We’d reached in time. Seated around a small circular table, we caught our breath on cushioned chairs and took in the venue. Overhead lights shone on a curtained stage whose dazzling reflection bathed the room in shades of red and gold. Ushers helped new guests to their seats while waiters in suits served complimentary drinks. Once the show began, glamour came alive.
Choreographed to both nostalgic and modern music, the Calypso Cabaret held our attention till curtain call. It entertained us while commenting on subjective societal norms. When an entourage of impeccably dressed ladyboys dance their hearts out to ‘Free your mind’, what’s not to love?
Should’ve stayed with the lizards
With no plans for the day (our train was at 6:30 p.m.), we chilled at Lumphini Park – an oasis of calm amidst the craziness of Bangkok. It’s also where the dragons chill.
Most budget airlines fly to (or stop over) Bangkok. Sometimes it’s cheaper to reroute your journey across Southeast Asia so you’re flying via BKK. After Thailand, I was going to Laos. I split the journey by spending a night in Bangkok first.
When I flew in from Krabi, my flight landed in Bangkok’s Don Mueang International Airport. DMK doesn’t have a direct metro link to the city like Suvarnabhumi Airport does. A taxi would’ve been faster but I had no reason to hurry. I’d recently heard of an alternative route and I wanted to explore that.
DMK may not have a metro station but it does have a local train station.

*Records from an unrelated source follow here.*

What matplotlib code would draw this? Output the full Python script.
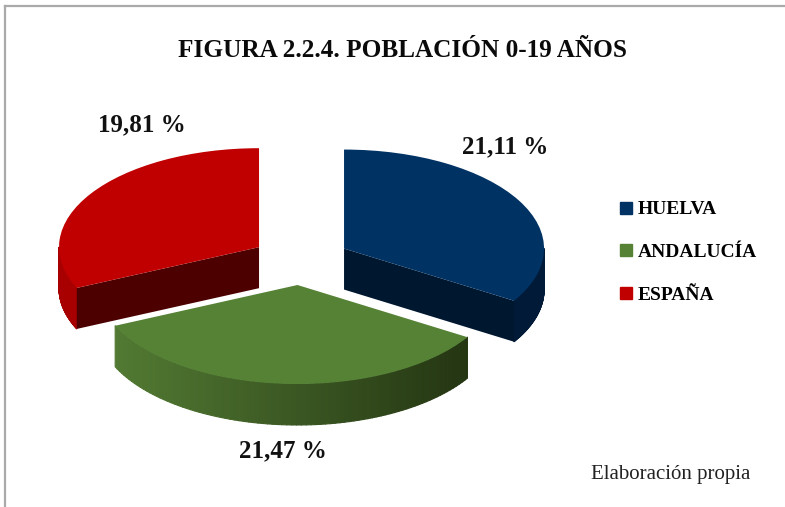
import numpy as np
import matplotlib
matplotlib.use("Agg")
import matplotlib.pyplot as plt
from matplotlib.lines import Line2D
from matplotlib.collections import PolyCollection

W, H = 785, 507
RX, RY = 200.0, 99.0      # ellipse of the tilted pie, in pixels
CX, CY = 300.7, 260.5     # pie centre, in pixels
DEPTH = 41 / RY
EXPLODE = 0.248

regiones = ["HUELVA", "ANDALUCÍA", "ESPAÑA"]
valores = [21.11, 21.47, 19.81]
colores = ["#003264", "#558235", "#c00000"]
etiqueta_pos = [(505, 147), (283, 451), (142, 125)]

plt.rcParams["font.family"] = ["Liberation Serif", "DejaVu Serif"]

def fx(px):
    return px / W

def fy(py):
    return 1 - py / H

fig = plt.figure(figsize=(W / 100, H / 100), dpi=100)
ax = fig.add_axes([0, 0, 1, 1])
wedges, _ = ax.pie(valores, colors=colores, startangle=90, counterclock=False,
                   explode=[EXPLODE] * 3, radius=1,
                   wedgeprops=dict(linewidth=0, zorder=3))
ax.set_aspect("auto")
ax.set_xlim(-CX / RX, (W - CX) / RX)
ax.set_ylim((CY - H) / RY, CY / RY)
ax.axis("off")

def punto(w, ang):
    c = np.array(w.center)
    return c + np.array([np.cos(np.radians(ang)), np.sin(np.radians(ang))])

def pared_exterior(w, a1, a2, c1, c2):
    # outer wall as thin quads so the shade can change along the rim
    angs = np.linspace(a1, a2, 90)
    polys, cols = [], []
    c1 = np.array(matplotlib.colors.to_rgb(c1))
    c2 = np.array(matplotlib.colors.to_rgb(c2))
    for i in range(len(angs) - 1):
        p, q = punto(w, angs[i]), punto(w, angs[i + 1])
        polys.append([p, q, q - [0, DEPTH], p - [0, DEPTH]])
        t = (np.cos(np.radians(angs[i])) - np.cos(np.radians(a1))) / \
            (np.cos(np.radians(a2)) - np.cos(np.radians(a1)))
        cols.append(c1 + (c2 - c1) * t)
    ax.add_collection(PolyCollection(polys, facecolors=cols, edgecolors=cols,
                                     linewidths=0.8, zorder=2))

def pared_corte(w, ang, color):
    c = np.array(w.center)
    p = punto(w, ang)
    ax.fill([c[0], p[0], p[0], c[0]], [c[1], p[1], p[1] - DEPTH, c[1] - DEPTH],
            color=color, lw=0, zorder=2)

huelva, andalucia, espana = wedges

# clockwise pie: theta1 is the far end of each slice, angles run below zero
# blue: rim from the end of the slice up to the right extreme, then the cut face
pared_exterior(huelva, huelva.theta1, 0.0, "#001a38", "#001a38")
pared_corte(huelva, huelva.theta1, "#001730")

# green: only the rim is visible
pared_exterior(andalucia, andalucia.theta1, andalucia.theta2, "#527a33", "#243512")

# red: rim on the left, cut face to the right
pared_exterior(espana, -180.0, espana.theta2, "#a80000", "#a80000")
pared_corte(espana, espana.theta2, "#4d0000")

for v, (px, py) in zip(valores, etiqueta_pos):
    fig.text(fx(px), fy(py), f"{v:.2f} %".replace(".", ","), ha="center", va="center",
             fontsize=18, fontweight="bold", color="#111111")

fig.text(fx(402), fy(50), "FIGURA 2.2.4. POBLACIÓN 0-19 AÑOS", ha="center", va="center",
         fontsize=18.2, fontweight="bold", color="#0a0a0a")
fig.text(fx(670.5), fy(474), "Elaboración propia", ha="center", va="center",
         fontsize=15, color="#222222")

handles = [Line2D([], [], linestyle="none", marker="s", markersize=8.5, color=c) for c in colores]
fig.legend(handles, regiones, loc="upper left", bbox_to_anchor=(fx(608.5), fy(191)),
           frameon=False, labelspacing=1.3, handlelength=0.8, handletextpad=0.2, borderpad=0,
           prop=dict(size=14, weight="bold"))

fig.add_artist(Line2D([fx(5), fx(5)], [fy(H), fy(6)], color="#aaaaaa", lw=1.6))
fig.add_artist(Line2D([fx(5), fx(W)], [fy(6), fy(6)], color="#aaaaaa", lw=1.6))

fig.savefig("out.png", dpi=100)
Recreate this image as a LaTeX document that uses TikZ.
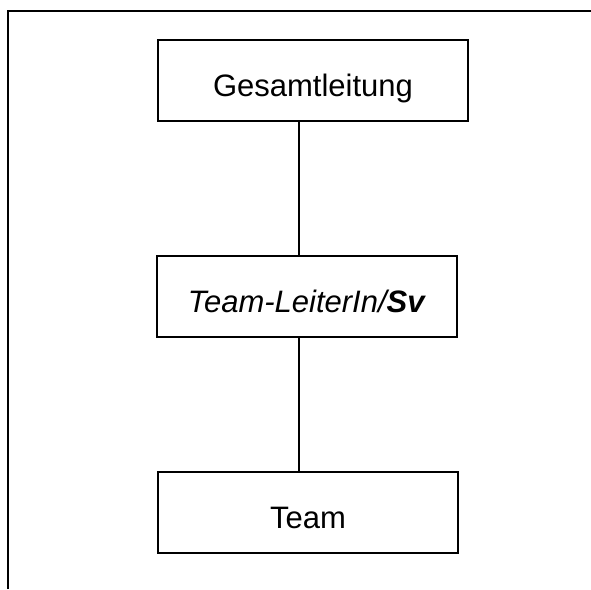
\documentclass[tikz,border=0pt]{standalone}
\usepackage{fontspec}
\setmainfont{Liberation Sans}
\usetikzlibrary{positioning}

\begin{document}
\begin{tikzpicture}[x=1pt,y=-1pt,
	orgbox/.style={draw,line width=1.5pt,inner sep=0pt,minimum width=300pt,minimum height=81pt,text height=31pt,text depth=0pt,font=\fontsize{31}{37}\selectfont},
	orgline/.style={line width=1.5pt}]
	\useasboundingbox (0,0) rectangle (591,589);
%	frame, open at right and bottom
	\draw[line width=2pt] (7.5,589) -- (7.5,11) -- (591,11);

	\node[orgbox,minimum width=310pt] (leitung) at (313,80.5) {Gesamtleitung};
	\node[orgbox] (teamleiter) at (307,296.5) {\textit{Team-LeiterIn/\textbf{Sv}}};
	\node[orgbox] (team) at (308,512.5) {Team};

	\coordinate (spine) at (299,0);
	\draw[orgline] (leitung.south -| spine) -- (teamleiter.north -| spine);
	\draw[orgline] (teamleiter.south -| spine) -- (team.north -| spine);
\end{tikzpicture}
\end{document}
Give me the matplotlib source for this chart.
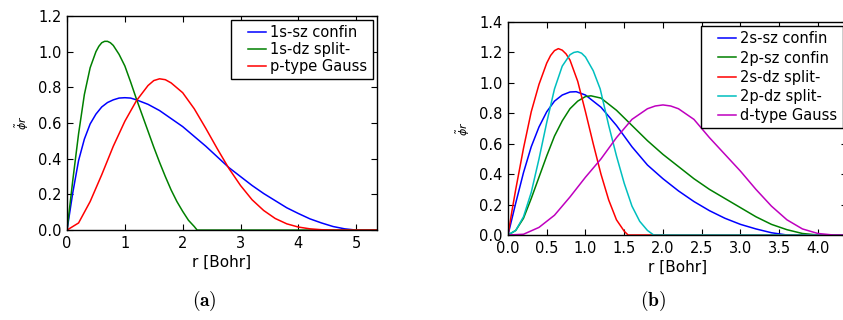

As I was staying within walking distance of Sukhumvit’s MRT station, I took the local train to its final stop (Hua Lamphong) and then switched to MRT.
The local train stopped at, and between stations, for longer than you’d think was necessary, and for no clear reason. The train ride took over an hour but it was comfortable and dirt-cheap. It allowed me to see a different side of Bangkok.
The shortest route from my hotel to the MRT was via this street. This messy little pocket of Bangkok could pass for any street during the day. At night, it transforms into the infamous neon-lit hooker central of Soi Cowboy.
I recommend Bangkok to first-timers in the region so they can form their own opinion of the city. I also tell them to get out soon. For a clear overview of a place, you should give yourself the chance to miss it – to see if you will.